Once the defence have asked all their questions, the CPS prosecutor will have an opportunity to cross-examine defence witnesses.
Once all witnesses have been questioned, both lawyers will usually make closing speeches. The CPS prosecutor will sum up all the key points of their evidence, and then the defence lawyer will usually do the same thing. The Judge will sum up anything that the jury should keep in mind when considering the evidence, and the jury will then retire to reach a verdict.
The verdict – being found guilty
The jury will be asked to reach a verdict on the charges brought against the defendant. If found ‘guilty’, the defendant is convicted and the Judge decides on a sentence by referring to Sentencing Guidelines and the law. They will decide how long the sentence should be, what requirements should be included and the amount of any fine. All of these decisions will depend on the facts and seriousness of the crime.
The Judge can sentence the defendant straight away or ask them to return at a later date. We are not responsible for sentencing but we will make sure the Judge has the information they need to make an appropriate decision.
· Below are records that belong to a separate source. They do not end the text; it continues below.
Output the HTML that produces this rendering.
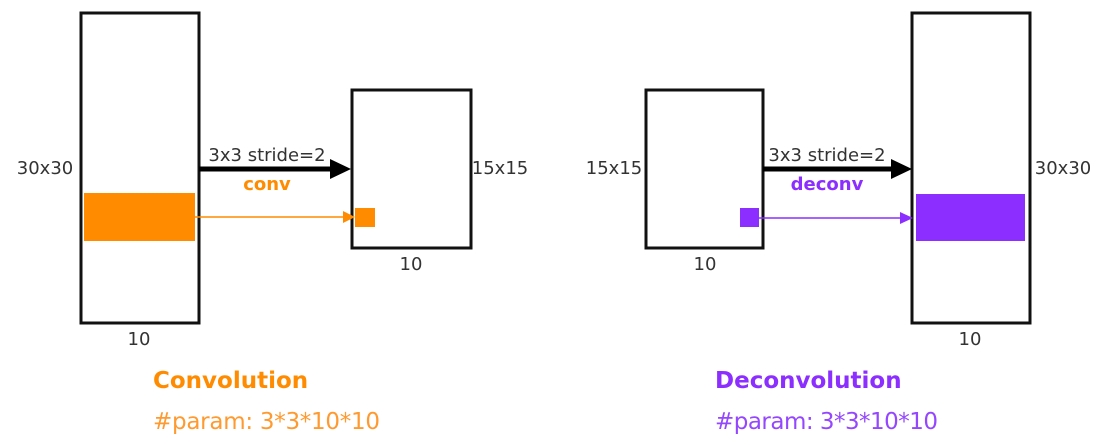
<!DOCTYPE html>
<html><head><meta charset="utf-8"><style>
html,body{margin:0;padding:0;background:#fff;}
svg{display:block;font-family:"DejaVu Sans","Liberation Sans",sans-serif;}
</style></head><body>
<svg width="1112" height="445" viewBox="0 0 1112 445">
<g>
<rect x="81" y="13" width="118" height="310" fill="none" stroke="#111" stroke-width="3"/>
<rect x="84" y="193" width="111" height="48" fill="#FF8C00"/>
<rect x="352" y="90" width="119" height="158" fill="none" stroke="#111" stroke-width="3"/>
<rect x="355" y="208" width="20" height="19" fill="#FF8C00"/>
<line x1="199" y1="169" x2="332" y2="169" stroke="#000" stroke-width="5"/>
<polygon points="330,159 351,169 330,179" fill="#000"/>
<line x1="195" y1="217" x2="344" y2="217" stroke="#FF8C00" stroke-width="1.5"/>
<polygon points="343,211 355,217 343,223" fill="#FF8C00"/>
<text x="45" y="174" font-size="18" fill="#333" text-anchor="middle">30x30</text>
<text x="267" y="161" font-size="18" fill="#333" text-anchor="middle">3x3 stride=2</text>
<text x="267" y="190" font-size="18" font-weight="bold" fill="#FF8C00" text-anchor="middle">conv</text>
<text x="500" y="174" font-size="18" fill="#333" text-anchor="middle">15x15</text>
<text x="411" y="270" font-size="18" fill="#333" text-anchor="middle">10</text>
<text x="139" y="345" font-size="18" fill="#333" text-anchor="middle">10</text>
<text x="153" y="388" font-size="23" font-weight="bold" fill="#FF8C00">Convolution</text>
<text x="153" y="429" font-size="23" fill="#FF9A30" textLength="227">#param: 3*3*10*10</text>
</g>
<g>
<rect x="646" y="90" width="117" height="158" fill="none" stroke="#111" stroke-width="3"/>
<rect x="740" y="208" width="19" height="19" fill="#8B2EFF"/>
<rect x="912" y="13" width="118" height="310" fill="none" stroke="#111" stroke-width="3"/>
<rect x="916" y="194" width="109" height="47" fill="#8B2EFF"/>
<line x1="763" y1="169" x2="893" y2="169" stroke="#000" stroke-width="5"/>
<polygon points="891,159 912,169 891,179" fill="#000"/>
<line x1="759" y1="218" x2="902" y2="218" stroke="#8B2EFF" stroke-width="1.5"/>
<polygon points="900,212 913,218 900,224" fill="#8B2EFF"/>
<text x="614" y="174" font-size="18" fill="#333" text-anchor="middle">15x15</text>
<text x="827" y="161" font-size="18" fill="#333" text-anchor="middle">3x3 stride=2</text>
<text x="827" y="190" font-size="18" font-weight="bold" fill="#8B2EFF" text-anchor="middle">deconv</text>
<text x="1063" y="174" font-size="18" fill="#333" text-anchor="middle">30x30</text>
<text x="705" y="270" font-size="18" fill="#333" text-anchor="middle">10</text>
<text x="970" y="345" font-size="18" fill="#333" text-anchor="middle">10</text>
<text x="715" y="388" font-size="23" font-weight="bold" fill="#8B2EFF">Deconvolution</text>
<text x="715" y="429" font-size="23" fill="#9547FF" textLength="223">#param: 3*3*10*10</text>
</g>
</svg>
</body></html>
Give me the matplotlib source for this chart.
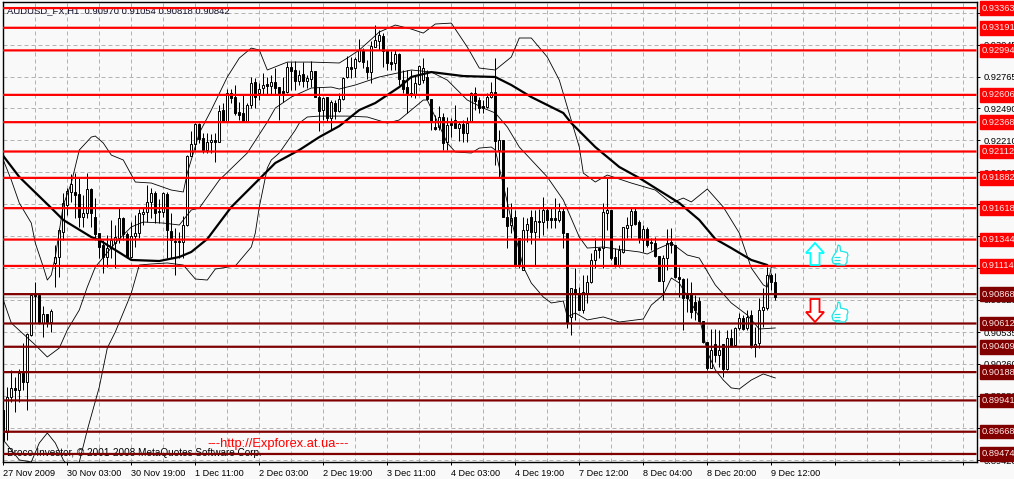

The Sentencing Council has provided more information about sentencing works which is available on their website.
Being found not guilty
If the jury decides the defendant is not guilty, that does not mean you were not believed, that your trauma isn’t true, you were lying or that we were wrong to bring the case. It means that the jury couldn’t be sure that the defendant was guilty. If found ‘not guilty’, the defendant is free to leave the court.
What happens if the jury can’t reach a verdict?
In some cases, the jury may fail to reach a verdict. We will then decide whether a second trial would be in the public interest, and whether it would likely result in conviction. Any decision we make will be in line with the Full Code Test. More information about this test is contained in the Code for Crown Prosecutors.
After the trial / appeals
If the defendant is found not guilty, neither we nor you can appeal the verdict.
If the defendant is found guilty, they are entitled to appeal if they have a legal reason to do so – this could be new evidence that has come to light or they believe the trial wasn’t conducted fairly. Appeals can be made against the conviction and/or the severity of the sentence. If a Judge agrees to an appeal, the case will be sent to the Court of Appeal for a new trial. If there is an appeal, we will keep you updated on its progress and explain the court’s judgment to you.
Appealing a sentence
You have the right to ask for the defendant’s sentence to be reviewed if you think it is too short (unduly lenient). We and members of the public can also appeal a sentence on this basis. The Attorney General’s Office is responsible for reviewing the sentence if it is requested.
Your rights as a victim
You have 12 rights under the Victims’ Code, which we and other parts of the criminal justice system uphold. The Ministry of Justice has published A Code of Practice for Victims of Crime in England and Wales which provides more information.
The CPS also has made a Prosecutors’ Pledge to victims.